The rocky start grows more uncomfortable — but also more promising —when Charlotte meets Adria. Adria, who is also African-American, is gorgeous, with her “[h]igh cheekbones; full lips; wide-set, hooded eyes,’’ and Charlotte is instantly smitten. She is also the only person who levels with Charlotte, telling her with brutal honesty, “You smell like a zoo.’’

Adria and Charlotte become close, embarking on a sexual relationship that Adria barely acknowledges. But if Adria stays closeted about her own sexuality, her drive for Charlotte to be more candid about her life does not let up.

This leads to one of the main crises of the novel, when Charlotte discovers a book detailing older work from the institute. In a parallel story, which begins in 1929, the roots of that study unfold. In chapters that are interspersed with those of the Freeman family saga, a smart, bitter African-American woman tells of a secret sisterhood dedicated to uplifting the women of her community through discipline and self-denial, in order “to teach other Negro women how to shine.’’

Partly because she is a an orphan and a loner, this woman, whose sisterhood name is Nymphadora, is assigned by the group to confront a white researcher from the Toneybee who has been making African-American children uncomfortable by drawing them. The deal they strike is that she will pose instead for the quiet, nerdy Dr. Gardner. With his unassuming manner, he gets beneath her guarded reserve, with disastrous results.

Adria and Charlotte start putting things together, finding parallels between the old work and the new. Adria urges her friend to confront the institute’s founder, the elderly Julia Toneybee-Leroy, about the inherent racism of her studies.
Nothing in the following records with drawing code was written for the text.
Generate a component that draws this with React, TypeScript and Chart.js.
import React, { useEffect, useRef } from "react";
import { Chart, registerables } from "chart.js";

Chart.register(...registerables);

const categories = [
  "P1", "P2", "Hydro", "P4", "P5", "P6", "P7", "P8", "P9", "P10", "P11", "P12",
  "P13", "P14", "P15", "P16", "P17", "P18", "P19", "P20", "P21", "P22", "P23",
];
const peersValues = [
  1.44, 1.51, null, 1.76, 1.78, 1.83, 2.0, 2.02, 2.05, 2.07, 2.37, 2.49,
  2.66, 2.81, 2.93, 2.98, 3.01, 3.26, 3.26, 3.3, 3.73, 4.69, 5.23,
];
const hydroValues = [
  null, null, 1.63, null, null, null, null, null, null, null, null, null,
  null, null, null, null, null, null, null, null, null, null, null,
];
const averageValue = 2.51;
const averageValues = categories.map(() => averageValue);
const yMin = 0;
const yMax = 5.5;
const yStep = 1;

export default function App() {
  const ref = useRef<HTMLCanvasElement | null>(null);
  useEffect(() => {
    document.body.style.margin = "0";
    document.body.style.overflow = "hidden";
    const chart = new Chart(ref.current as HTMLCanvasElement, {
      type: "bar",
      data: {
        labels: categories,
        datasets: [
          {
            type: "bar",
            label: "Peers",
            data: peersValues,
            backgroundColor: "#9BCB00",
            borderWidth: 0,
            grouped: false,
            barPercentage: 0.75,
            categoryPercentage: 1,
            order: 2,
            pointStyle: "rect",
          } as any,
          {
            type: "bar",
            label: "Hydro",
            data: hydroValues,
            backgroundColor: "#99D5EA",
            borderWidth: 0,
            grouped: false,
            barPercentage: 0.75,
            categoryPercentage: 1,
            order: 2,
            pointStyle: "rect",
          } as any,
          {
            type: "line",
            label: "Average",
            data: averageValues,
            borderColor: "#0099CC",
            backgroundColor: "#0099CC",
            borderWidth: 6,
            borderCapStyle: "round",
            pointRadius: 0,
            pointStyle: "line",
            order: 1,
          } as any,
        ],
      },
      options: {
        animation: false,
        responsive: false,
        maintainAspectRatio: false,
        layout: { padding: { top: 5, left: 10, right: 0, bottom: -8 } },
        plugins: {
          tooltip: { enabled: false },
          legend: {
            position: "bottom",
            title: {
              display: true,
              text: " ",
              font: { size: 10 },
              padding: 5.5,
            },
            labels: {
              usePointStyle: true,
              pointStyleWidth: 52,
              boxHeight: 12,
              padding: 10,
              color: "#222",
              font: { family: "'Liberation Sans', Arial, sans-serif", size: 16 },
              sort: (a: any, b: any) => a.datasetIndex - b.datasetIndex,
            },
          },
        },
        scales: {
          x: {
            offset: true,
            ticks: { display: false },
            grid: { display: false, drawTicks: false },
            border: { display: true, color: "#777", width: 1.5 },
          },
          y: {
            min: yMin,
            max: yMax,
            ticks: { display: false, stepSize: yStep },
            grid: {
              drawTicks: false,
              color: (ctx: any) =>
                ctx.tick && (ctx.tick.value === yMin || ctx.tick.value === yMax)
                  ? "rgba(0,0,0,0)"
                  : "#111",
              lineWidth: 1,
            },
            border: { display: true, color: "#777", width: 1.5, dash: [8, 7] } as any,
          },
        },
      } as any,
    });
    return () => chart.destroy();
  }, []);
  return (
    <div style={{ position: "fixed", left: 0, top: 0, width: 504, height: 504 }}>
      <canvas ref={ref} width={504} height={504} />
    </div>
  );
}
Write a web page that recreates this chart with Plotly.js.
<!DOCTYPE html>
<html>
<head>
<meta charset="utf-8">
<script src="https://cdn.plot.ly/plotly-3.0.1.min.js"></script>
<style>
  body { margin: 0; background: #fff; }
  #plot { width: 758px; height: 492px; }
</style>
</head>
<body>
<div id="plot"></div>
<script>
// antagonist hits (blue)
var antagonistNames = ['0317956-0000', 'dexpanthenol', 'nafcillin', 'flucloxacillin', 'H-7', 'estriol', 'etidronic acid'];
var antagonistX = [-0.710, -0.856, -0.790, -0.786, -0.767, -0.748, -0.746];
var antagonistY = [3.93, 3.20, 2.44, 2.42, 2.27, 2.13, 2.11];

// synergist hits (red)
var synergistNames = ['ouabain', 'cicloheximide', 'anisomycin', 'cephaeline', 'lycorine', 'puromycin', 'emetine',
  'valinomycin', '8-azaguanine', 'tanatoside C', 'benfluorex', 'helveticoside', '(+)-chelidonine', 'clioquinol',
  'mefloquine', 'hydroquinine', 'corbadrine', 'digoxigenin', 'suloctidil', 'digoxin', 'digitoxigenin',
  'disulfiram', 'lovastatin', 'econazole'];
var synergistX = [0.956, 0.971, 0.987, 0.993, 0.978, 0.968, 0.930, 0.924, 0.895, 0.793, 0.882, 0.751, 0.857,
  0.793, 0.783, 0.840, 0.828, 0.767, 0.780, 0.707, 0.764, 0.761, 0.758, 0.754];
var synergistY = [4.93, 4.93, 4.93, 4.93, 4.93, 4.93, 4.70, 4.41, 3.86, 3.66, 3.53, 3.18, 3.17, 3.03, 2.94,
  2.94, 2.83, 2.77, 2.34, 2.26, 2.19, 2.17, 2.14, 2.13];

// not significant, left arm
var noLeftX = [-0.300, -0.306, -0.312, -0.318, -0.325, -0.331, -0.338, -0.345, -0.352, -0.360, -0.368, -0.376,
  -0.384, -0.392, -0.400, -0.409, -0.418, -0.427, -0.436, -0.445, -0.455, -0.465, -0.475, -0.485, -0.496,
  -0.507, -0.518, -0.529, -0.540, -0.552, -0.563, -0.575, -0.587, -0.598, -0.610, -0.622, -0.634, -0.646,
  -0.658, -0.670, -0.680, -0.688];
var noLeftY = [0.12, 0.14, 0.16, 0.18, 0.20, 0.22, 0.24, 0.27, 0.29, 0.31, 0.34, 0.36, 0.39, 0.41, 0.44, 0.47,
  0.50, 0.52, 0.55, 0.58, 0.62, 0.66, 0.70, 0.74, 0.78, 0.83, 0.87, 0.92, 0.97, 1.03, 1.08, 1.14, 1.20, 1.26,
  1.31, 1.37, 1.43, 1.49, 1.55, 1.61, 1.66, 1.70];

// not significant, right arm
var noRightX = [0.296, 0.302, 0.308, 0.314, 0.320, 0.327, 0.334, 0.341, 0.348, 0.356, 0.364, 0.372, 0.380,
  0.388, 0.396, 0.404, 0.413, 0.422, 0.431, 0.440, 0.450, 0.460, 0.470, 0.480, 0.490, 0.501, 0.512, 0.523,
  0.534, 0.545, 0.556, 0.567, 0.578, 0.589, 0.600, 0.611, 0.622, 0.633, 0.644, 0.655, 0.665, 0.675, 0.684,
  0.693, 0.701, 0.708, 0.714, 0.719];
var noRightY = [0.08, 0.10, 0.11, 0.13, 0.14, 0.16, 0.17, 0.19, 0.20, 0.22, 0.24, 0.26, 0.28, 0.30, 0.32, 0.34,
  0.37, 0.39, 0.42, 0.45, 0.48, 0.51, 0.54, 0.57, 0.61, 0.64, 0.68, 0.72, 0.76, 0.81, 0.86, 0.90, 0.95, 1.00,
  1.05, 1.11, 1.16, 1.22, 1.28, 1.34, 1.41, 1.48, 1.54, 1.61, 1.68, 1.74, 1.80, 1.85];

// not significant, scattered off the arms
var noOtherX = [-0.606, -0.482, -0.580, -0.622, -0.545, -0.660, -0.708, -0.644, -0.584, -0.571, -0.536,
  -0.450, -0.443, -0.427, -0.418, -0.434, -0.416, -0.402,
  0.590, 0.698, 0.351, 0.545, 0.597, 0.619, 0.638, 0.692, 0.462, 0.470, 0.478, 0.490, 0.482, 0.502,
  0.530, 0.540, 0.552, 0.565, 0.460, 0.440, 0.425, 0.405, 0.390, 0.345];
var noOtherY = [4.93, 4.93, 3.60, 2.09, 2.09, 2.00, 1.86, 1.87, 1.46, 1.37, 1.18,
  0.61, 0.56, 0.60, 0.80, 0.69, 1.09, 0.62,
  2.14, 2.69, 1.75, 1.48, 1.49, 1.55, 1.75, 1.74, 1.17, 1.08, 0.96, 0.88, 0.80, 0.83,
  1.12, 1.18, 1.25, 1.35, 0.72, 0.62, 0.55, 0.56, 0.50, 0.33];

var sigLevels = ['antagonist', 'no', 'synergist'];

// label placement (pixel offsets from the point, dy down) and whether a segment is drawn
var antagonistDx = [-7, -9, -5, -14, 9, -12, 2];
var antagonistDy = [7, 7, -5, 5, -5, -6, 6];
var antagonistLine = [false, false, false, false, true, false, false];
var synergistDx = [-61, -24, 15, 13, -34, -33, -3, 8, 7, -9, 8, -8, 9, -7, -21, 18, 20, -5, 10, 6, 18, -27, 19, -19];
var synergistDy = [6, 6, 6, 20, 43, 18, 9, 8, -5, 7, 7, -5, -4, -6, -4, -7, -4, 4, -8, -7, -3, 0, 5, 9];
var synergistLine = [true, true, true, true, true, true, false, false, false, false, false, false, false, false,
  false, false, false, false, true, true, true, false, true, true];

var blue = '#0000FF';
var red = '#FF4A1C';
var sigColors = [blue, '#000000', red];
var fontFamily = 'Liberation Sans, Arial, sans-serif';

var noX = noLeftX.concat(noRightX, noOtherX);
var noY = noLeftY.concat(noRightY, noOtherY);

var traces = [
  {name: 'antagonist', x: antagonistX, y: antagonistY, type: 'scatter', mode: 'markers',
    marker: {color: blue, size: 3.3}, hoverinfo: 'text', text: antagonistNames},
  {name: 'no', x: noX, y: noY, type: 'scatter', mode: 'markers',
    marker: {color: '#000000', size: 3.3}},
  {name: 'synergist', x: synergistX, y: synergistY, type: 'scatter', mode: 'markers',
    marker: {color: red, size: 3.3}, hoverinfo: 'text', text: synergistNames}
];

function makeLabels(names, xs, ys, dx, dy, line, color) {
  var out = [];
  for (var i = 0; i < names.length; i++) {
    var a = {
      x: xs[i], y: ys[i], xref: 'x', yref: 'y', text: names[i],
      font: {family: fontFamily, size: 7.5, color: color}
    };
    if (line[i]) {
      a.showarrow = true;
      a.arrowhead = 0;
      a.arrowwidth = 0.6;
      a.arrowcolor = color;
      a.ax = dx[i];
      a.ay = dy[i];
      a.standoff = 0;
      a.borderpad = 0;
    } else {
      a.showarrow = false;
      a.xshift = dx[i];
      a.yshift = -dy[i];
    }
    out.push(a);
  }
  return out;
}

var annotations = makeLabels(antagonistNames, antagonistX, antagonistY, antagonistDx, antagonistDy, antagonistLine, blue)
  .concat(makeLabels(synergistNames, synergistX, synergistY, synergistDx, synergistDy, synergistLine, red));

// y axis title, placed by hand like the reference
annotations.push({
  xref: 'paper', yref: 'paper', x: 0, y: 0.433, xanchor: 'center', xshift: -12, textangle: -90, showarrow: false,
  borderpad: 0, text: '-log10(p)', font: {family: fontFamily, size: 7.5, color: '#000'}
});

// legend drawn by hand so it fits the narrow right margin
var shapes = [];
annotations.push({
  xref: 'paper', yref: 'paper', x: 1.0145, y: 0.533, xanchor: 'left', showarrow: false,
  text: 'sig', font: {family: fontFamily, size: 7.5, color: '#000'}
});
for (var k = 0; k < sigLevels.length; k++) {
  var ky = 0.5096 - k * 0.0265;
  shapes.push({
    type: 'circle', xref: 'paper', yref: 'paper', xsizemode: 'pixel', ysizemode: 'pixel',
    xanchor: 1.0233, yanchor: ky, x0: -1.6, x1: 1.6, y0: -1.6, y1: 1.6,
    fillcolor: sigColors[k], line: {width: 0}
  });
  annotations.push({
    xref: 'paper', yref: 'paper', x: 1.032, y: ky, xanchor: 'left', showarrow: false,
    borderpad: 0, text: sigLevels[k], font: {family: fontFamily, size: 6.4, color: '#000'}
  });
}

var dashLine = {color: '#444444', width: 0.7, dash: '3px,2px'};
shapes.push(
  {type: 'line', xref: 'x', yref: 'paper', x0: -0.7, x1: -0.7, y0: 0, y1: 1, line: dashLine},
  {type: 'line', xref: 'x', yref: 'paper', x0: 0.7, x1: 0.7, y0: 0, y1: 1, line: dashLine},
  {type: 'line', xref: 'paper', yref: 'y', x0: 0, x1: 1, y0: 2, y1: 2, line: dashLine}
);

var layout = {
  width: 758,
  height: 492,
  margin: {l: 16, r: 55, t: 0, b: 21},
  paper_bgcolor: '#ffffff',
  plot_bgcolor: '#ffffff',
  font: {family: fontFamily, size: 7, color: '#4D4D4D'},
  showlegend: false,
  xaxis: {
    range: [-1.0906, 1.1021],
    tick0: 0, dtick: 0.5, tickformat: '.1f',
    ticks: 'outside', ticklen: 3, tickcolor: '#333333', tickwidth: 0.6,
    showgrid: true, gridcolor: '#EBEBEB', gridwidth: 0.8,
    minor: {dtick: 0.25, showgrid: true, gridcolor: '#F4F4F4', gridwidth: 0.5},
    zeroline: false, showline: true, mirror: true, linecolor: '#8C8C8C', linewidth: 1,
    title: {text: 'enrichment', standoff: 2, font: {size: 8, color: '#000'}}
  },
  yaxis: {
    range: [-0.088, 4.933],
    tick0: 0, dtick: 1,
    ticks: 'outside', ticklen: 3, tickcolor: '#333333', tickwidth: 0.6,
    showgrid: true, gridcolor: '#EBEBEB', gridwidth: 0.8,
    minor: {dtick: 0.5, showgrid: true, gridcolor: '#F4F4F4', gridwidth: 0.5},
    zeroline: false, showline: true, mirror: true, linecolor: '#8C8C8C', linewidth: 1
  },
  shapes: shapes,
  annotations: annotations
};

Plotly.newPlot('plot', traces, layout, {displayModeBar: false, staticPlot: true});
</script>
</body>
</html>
That’s a lot to pack into a novel, but Greenidge, an Arlington native whose sister Kirsten’s Obie Award-winning play, “Milk like Sugar,’’ just closed at the Huntington, succeeds in large part because her voices are so dead-on. Whether it is Charlotte, swooning and conflicted over Adria or her sister, or Nymphadora trying to be clear-eyed about Gardner, these narratives are convincing and utterly engaging. Even little sister Callie’s chapters follow their own crazy logic, all of which lead up to a perhaps inevitable present in which so much is still left unsaid.